Buffalo Bull Grazing

Here Catlin has captured a Buffalo (yes I know it is Bison, there is a Far Side comic for you people) in a general state of agitation, and most definitely not grazing. At some point Catlin had wounded one in a hunt such that it could not charge or cause the artist harm and he circled it on horseback sketching the various moods. When the model grew tired, or held a pose longer than Catlin required he would throw something at him to agitate him more. He mentioned doing this with his hat. I am sure they later ate the buffalo that was killed as this was before the railroad sport and bio-warfare on the Indians dropped their numbers to critical extinction levels.

The Pipestone Quarry
(don’t you love how someone can copyright an image that was painted almost two centuries ago?)

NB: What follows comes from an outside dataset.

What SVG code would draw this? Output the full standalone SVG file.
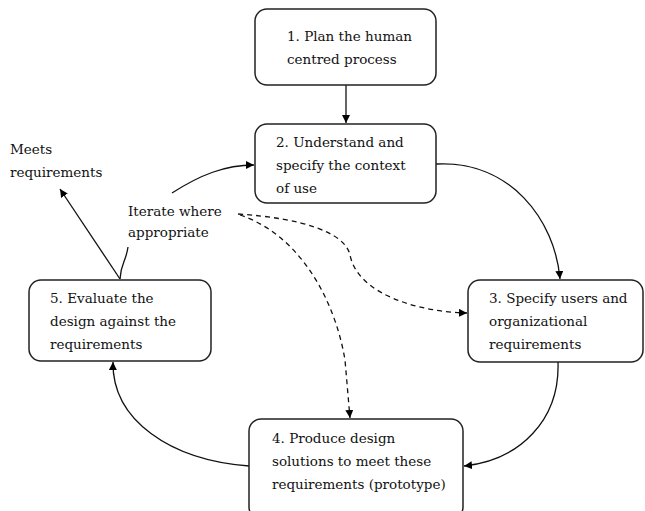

 I end this with a salute to those who study the smallest bits of the earth. Catlin was fortunate enough to see the quarries from whence the raw material for making the famous Indian pipes were created. The pipestone, alternately pipeclay is, for those keeping geological score, an argillite, that is a metamorphosed mudstone. Here Catlin has caught the scene at the mine, in a rough and almost martian landscape. The previous shards and layers split out around the quarry site with the hughe rock formations off to the right (note the tiny figure for scale, I think he is even pointing at it for you). These particular quarry was the first ever seen but white eyes and was in what is present day Minnesota. Other veins exist in Utah and a few other places, but this specific earthly concoction now bears the name Catlinite in the artist’s honor. Once again art and science come together reminding is why we have Colleges of Arts AND Sciences not Colleges of Arts OR Sciences.

Now go spend some time on Google Images looking at all of Catlin’s works.